PITANGAS - Embora a mera ideia de um casamento de princesa pareça não fazer o menor sentido no mundo contemporâneo, na prática o comportamento da audiência global parece dizer exatamente o contrário. Tudo o que se refere à vida do casal é sucesso de venda e público. O ar de cerimônia ritualística e de sonhos parece impregnar todas as abordagens na imprensa, mesmo quando se sabe que os noivos já moravam juntos há tanto tempo que os tablóides ingleses ironizavam a moça chamando-a de Waity Kate (a paciente Kate), numa insinuação de que William iria enrolá-la o resto da vida sem casamento. Na prática, o espaço dado pela mídia do mundo a Kate desenha-se como um dos mais desafiantes fardos para quem, cerca de três décadas depois, é colocada, querendo ou não, no lugar de um dos ícones de comunicação de massa mais registrados do século XX, Lady Diana, que, até a morte (em um acidente de trânsito, em Paris), foi literalmente submetida à perseguição inclemente dos fotógrafos.
Sobre a tão discutida e (mal)diagnosticada relação entre Diana e a mídia, em todos os seus formatos, vale dizer que, nessa história, embora aqueles que a mitificam e preferem emoldurá-la como vítima e mártir dos paparazzi digam o contrário, não há santinhos nem demônios. Se a imprensa cor de rosa ou marrom importunava a doce Lady Di, ela, por sua vez, não se fez de rogada e soube usá-la muito bem, e como ninguém das hostes da realeza havia feito até então, para vingar-se daqueles que ela aparentemente considerava seus algozes verdadeiros: a rainha ranzinha Elizabeth II, que nunca tolerou uma nora tão dada às lentes e câmeras, o marido feioso, rabugento, anti-carismático e adúltero e a amante dele, Camila. Foi através dessa imprensa (a dos tablóides e dos programas de TV voltados para a vida das celebridades) que a infeliz, bela e fashionista falecida sogra de Kate chorou as pitangas que o resto do mundo prefere crer que as cinderelas reais não têm.

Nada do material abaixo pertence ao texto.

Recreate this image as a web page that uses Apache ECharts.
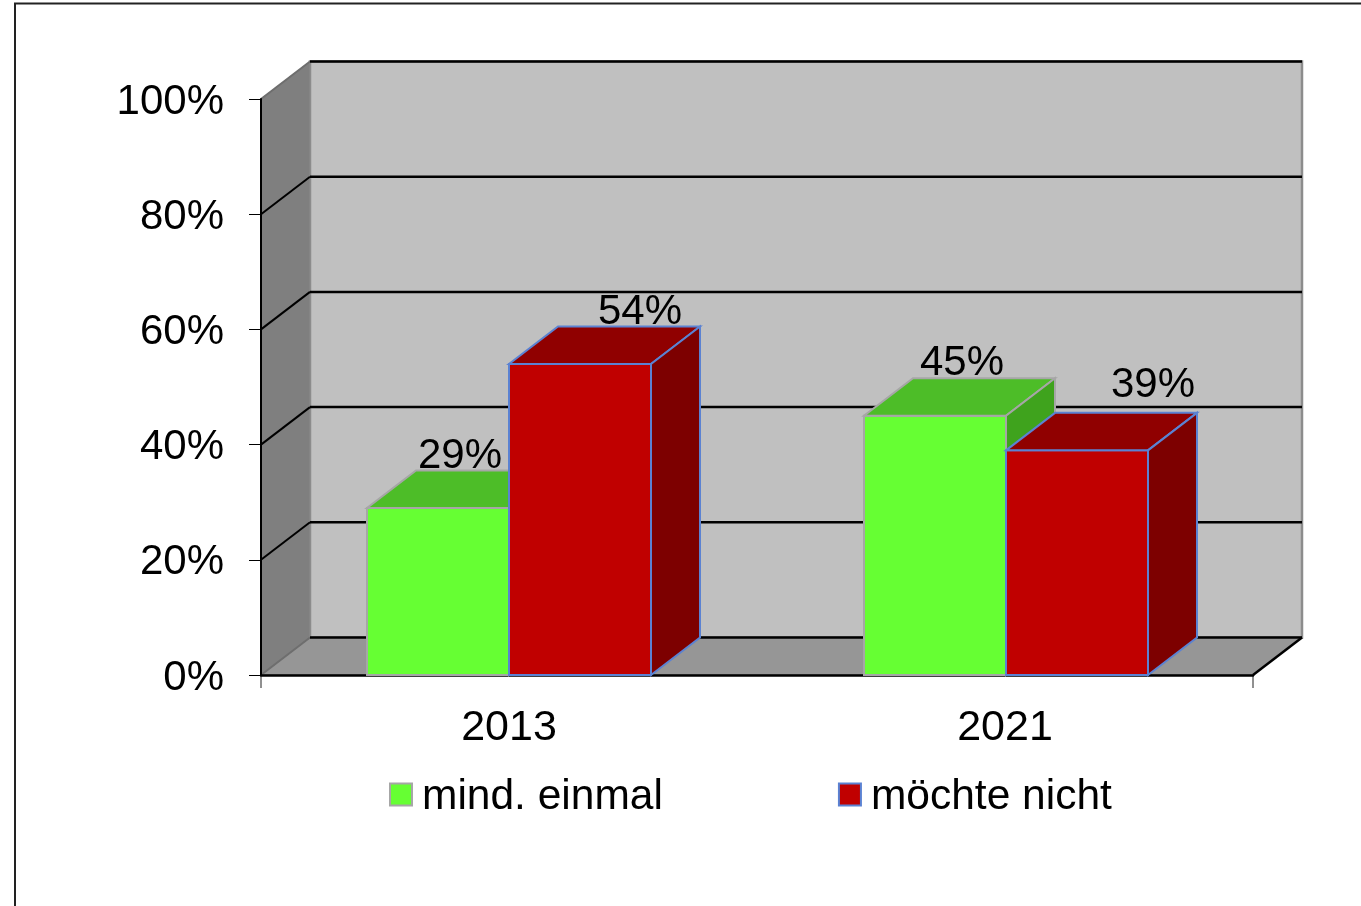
<!DOCTYPE html>
<html>
<head>
<meta charset="utf-8">
<style>html,body{margin:0;padding:0;background:#fff}#main{width:1361px;height:906px}</style>
<script src="https://cdn.jsdelivr.net/npm/echarts@6/dist/echarts.min.js"></script>
</head>
<body>
<div id="main"></div>
<script>
var years = ['2013', '2021'];
var mindEinmal = [29, 45];
var moechteNicht = [54, 39];
var yTicks = [0, 20, 40, 60, 80, 100];

// depth of the fake 3d box, in pixels
var DX = 49, DY = -37.5;
var BAR_RATIO = 142 / 496;
var FONT = '"Liberation Sans", Arial, sans-serif';

function poly(points, fill, stroke, w) {
    return {
        type: 'polygon',
        shape: { points: points },
        style: { fill: fill, stroke: stroke || null, lineWidth: w || 0 }
    };
}
function line(points, stroke, w) {
    return {
        type: 'polyline',
        shape: { points: points },
        style: { fill: null, stroke: stroke, lineWidth: w }
    };
}

function renderWalls(params) {
    var c = params.coordSys;
    var l = c.x, r = c.x + c.width, t = c.y, b = c.y + c.height;
    return {
        type: 'group',
        children: [
            poly([[l + DX, t + DY], [r + DX, t + DY], [r + DX, b + DY], [l + DX, b + DY]], '#c0c0c0', '#8c8c8c', 2.5),
            poly([[l, t], [l + DX, t + DY], [l + DX, b + DY], [l, b]], '#7f7f7f', '#8c8c8c', 1),
            poly([[l, b], [l + DX, b + DY], [r + DX, b + DY], [r, b]], '#969696', '#6e6e6e', 1),
            line([[r, b], [r + DX, b + DY]], '#000', 2.5),
            // only the two outer ticks of the category axis are drawn
            line([[l, b], [l, b + 13]], '#222', 1),
            line([[r, b], [r, b + 13]], '#222', 1)
        ]
    };
}

function renderGrid(params, api) {
    var c = params.coordSys;
    var y = api.coord([0, api.value(0)])[1];
    var l = c.x, r = c.x + c.width;
    var edge = api.value(0) === 0 || api.value(0) === 100;
    return {
        type: 'group',
        children: [
            line([[l, y], [l + DX, y + DY]], edge ? '#6e6e6e' : '#000', 2),
            line([[l + DX, y + DY], [r + DX, y + DY]], '#000', 2.5)
        ]
    };
}

function barRenderer(offset, colors, nudges) {
    return function (params, api) {
        var i = api.value(0);
        var p = api.coord([i, api.value(1)]);
        var base = api.coord([i, 0]);
        var w = api.size([1, 0])[0] * BAR_RATIO;
        var x0 = p[0] + offset * w + i, x1 = x0 + w;
        var top = p[1], bot = base[1];
        var n = nudges[i];
        return {
            type: 'group',
            children: [
                poly([[x0, bot], [x1, bot], [x1, top], [x0, top]], colors.front, colors.edge, 2),
                poly([[x0, top], [x1, top], [x1 + DX, top + DY], [x0 + DX, top + DY]], colors.top, colors.edge, 2),
                poly([[x1, bot], [x1 + DX, bot + DY], [x1 + DX, top + DY], [x1, top]], colors.side, colors.edge, 2),
                {
                    type: 'text',
                    z2: 50,
                    style: {
                        x: x0 + n[0],
                        y: top + n[1],
                        text: api.value(1) + '%',
                        fill: '#000',
                        font: '42px ' + FONT,
                        align: 'center',
                        verticalAlign: 'middle'
                    }
                }
            ]
        };
    };
}

var myChart = echarts.init(document.getElementById('main'), null, { renderer: 'canvas' });
myChart.setOption({
    animation: false,
    backgroundColor: '#fff',
    textStyle: { fontFamily: FONT },
    grid: { left: 261, top: 99, width: 992, height: 576, containLabel: false },
    graphic: [{
        type: 'polyline',
        shape: { points: [[15, 906], [15, 3.5], [1361, 3.5]] },
        style: { fill: null, stroke: '#222', lineWidth: 2 }
    }],
    xAxis: {
        type: 'category',
        data: years,
        z: 3,
        axisLine: { lineStyle: { color: '#000', width: 2.5 } },
        axisTick: { show: false },
        axisLabel: { color: '#000', fontSize: 43, margin: 32, fontFamily: FONT }
    },
    yAxis: {
        type: 'value',
        min: 0,
        max: 100,
        interval: 20,
        z: 3,
        splitLine: { show: false },
        axisLine: { show: true, lineStyle: { color: '#000', width: 2 } },
        axisTick: { show: true, length: 12, lineStyle: { color: '#000', width: 1 } },
        axisLabel: {
            margin: 37,
            formatter: '{v|{value}%}',
            rich: { v: { color: '#000', fontSize: 42, fontFamily: FONT, padding: [6, 0, 0, 0] } }
        }
    },
    legend: {
        left: 384,
        top: 771,
        itemWidth: 22,
        itemHeight: 22,
        itemGap: 175,
        selectedMode: false,
        formatter: '{t|{name}}',
        textStyle: {
            padding: [0, 0, 0, 5],
            rich: { t: { color: '#000', fontSize: 42.5, fontFamily: FONT, padding: [6, 0, 0, 0] } }
        },
        data: [
            { name: 'mind. einmal', icon: 'rect', itemStyle: { color: '#66ff33', borderColor: '#a6a6a6', borderWidth: 2 } },
            { name: 'möchte nicht', icon: 'rect', itemStyle: { color: '#c00000', borderColor: '#5b82d2', borderWidth: 2 } }
        ]
    },
    series: [
        { type: 'custom', silent: true, z: 1, renderItem: renderWalls, data: [0] },
        { type: 'custom', silent: true, z: 2, renderItem: renderGrid, encode: { y: 0 }, data: yTicks.map(function (v) { return [v]; }) },
        {
            type: 'custom',
            name: 'mind. einmal',
            silent: true,
            z: 4,
            itemStyle: { color: '#66ff33' },
            renderItem: barRenderer(-1, { front: '#66ff33', top: '#4dbd28', side: '#3fa31d', edge: '#a6a6a6' }, [[93, -52], [98, -52]]),
            encode: { x: 0, y: 1 },
            data: mindEinmal.map(function (v, i) { return [i, v]; })
        },
        {
            type: 'custom',
            name: 'möchte nicht',
            silent: true,
            z: 5,
            itemStyle: { color: '#c00000' },
            renderItem: barRenderer(0, { front: '#c00000', top: '#900000', side: '#7d0000', edge: '#5b82d2' }, [[131, -52], [147, -65]]),
            encode: { x: 0, y: 1 },
            data: moechteNicht.map(function (v, i) { return [i, v]; })
        }
    ]
});
</script>
</body>
</html>
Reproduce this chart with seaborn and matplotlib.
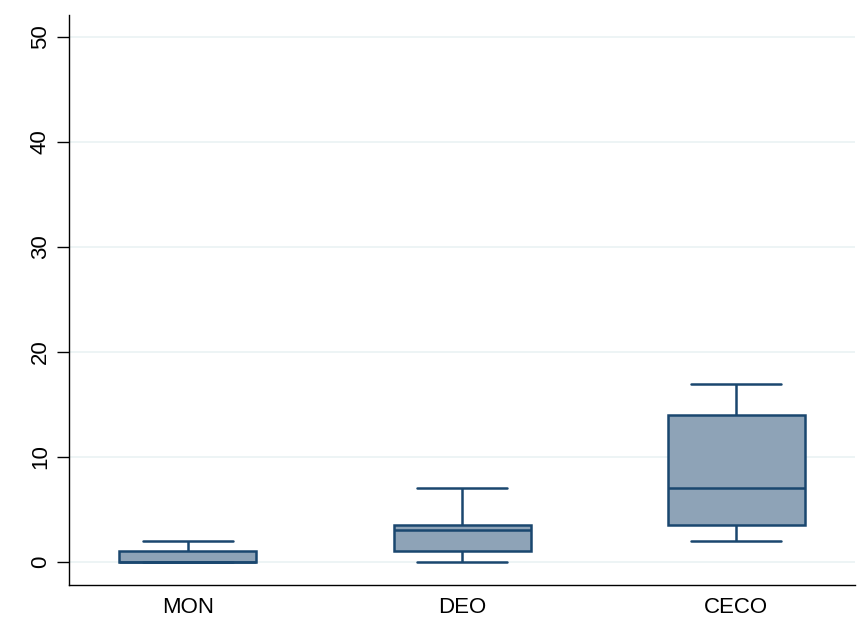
import matplotlib
matplotlib.use("Agg")
import matplotlib.pyplot as plt
import pandas as pd
import seaborn as sns

# values (chosen so the box statistics match)
mon = [0, 0, 0, 0, 1, 1, 2]
deo = [0, 1, 1, 2, 3, 3, 3.5, 5, 7]
ceco = [2, 3, 3.5, 5, 7, 10, 14, 16, 17]
groups = ["MON", "DEO", "CECO"]
yticks = [0, 10, 20, 30, 40, 50]

df = pd.DataFrame({
    "group": ["MON"] * len(mon) + ["DEO"] * len(deo) + ["CECO"] * len(ceco),
    "value": mon + deo + ceco,
})

sns.set_style("white")
plt.rcParams["font.family"] = ["Liberation Sans", "DejaVu Sans"]

navy = "#1a476f"
fill = "#8ea3b7"

fig = plt.figure(figsize=(8.64, 6.17), dpi=100)
ax = fig.add_axes([0.0799, 0.0519, 0.9097, 0.9238])

for y in yticks:
    ax.axhline(y, color="#eaf2f3", lw=1.2, zorder=0)

sns.boxplot(data=df, x="group", y="value", order=groups, width=0.5,
            color=fill, linecolor=navy, linewidth=1.8, saturation=1,
            capwidths=0.33, ax=ax,
            boxprops=dict(facecolor=fill, edgecolor=navy),
            medianprops=dict(color=navy, linewidth=1.8))

ax.set_xlim(-0.434, 2.434)
ax.set_ylim(-2.19, 52.1)
ax.set_yticks(yticks)
ax.set_xlabel("")
ax.set_ylabel("")
for s in ["top", "right"]:
    ax.spines[s].set_visible(False)
for s in ["left", "bottom"]:
    ax.spines[s].set_color("black")
    ax.spines[s].set_linewidth(1.0)

ax.tick_params(axis="y", length=9, width=1, color="black", labelsize=16,
               labelcolor="black", left=True, pad=4)
ax.tick_params(axis="x", length=0, labelsize=16, labelcolor="black", pad=9)
for lab in ax.get_yticklabels():
    lab.set_rotation(90)
    lab.set_va("center")

fig.savefig("out.png", dpi=100)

CAVALOS - Quanto à Kate, em um mundo em que o exagero e o gozo da felicidade explicitada parecem ser todo o tempo exigidos das pessoas que caem no encanto da indústria de celebridades, o desafio é aliar essa personagem de referência em moda, beleza, comportamento e atitude que a mídia do mundo já grudou nela à contenção e ao comedimento que a realeza inglesa cobra dos seus. Em um contexto onde se tem, de um lado, os tablóides ingleses inclementes e, de outro, nos domínios de Buckingham, os rigores da rainha-mãe (que Diana preferiria chamar de má), ser feliz para sempre, o mantra dos contos que nomeia o destino das princesas após o casamento, é algo muito mais improvável do que aquilo que se espera dos quatro cavalos que conduzirão a carruagem dos recém-casados pelas ruas de Londres, entre a Abadia e o Palácio. Há meses os pobres-ricos bichos vem sendo adestrados para tirar de letra os barulhos da multidão estimada em um milhão de pessoas entre as quais os equinos reais terão que passar.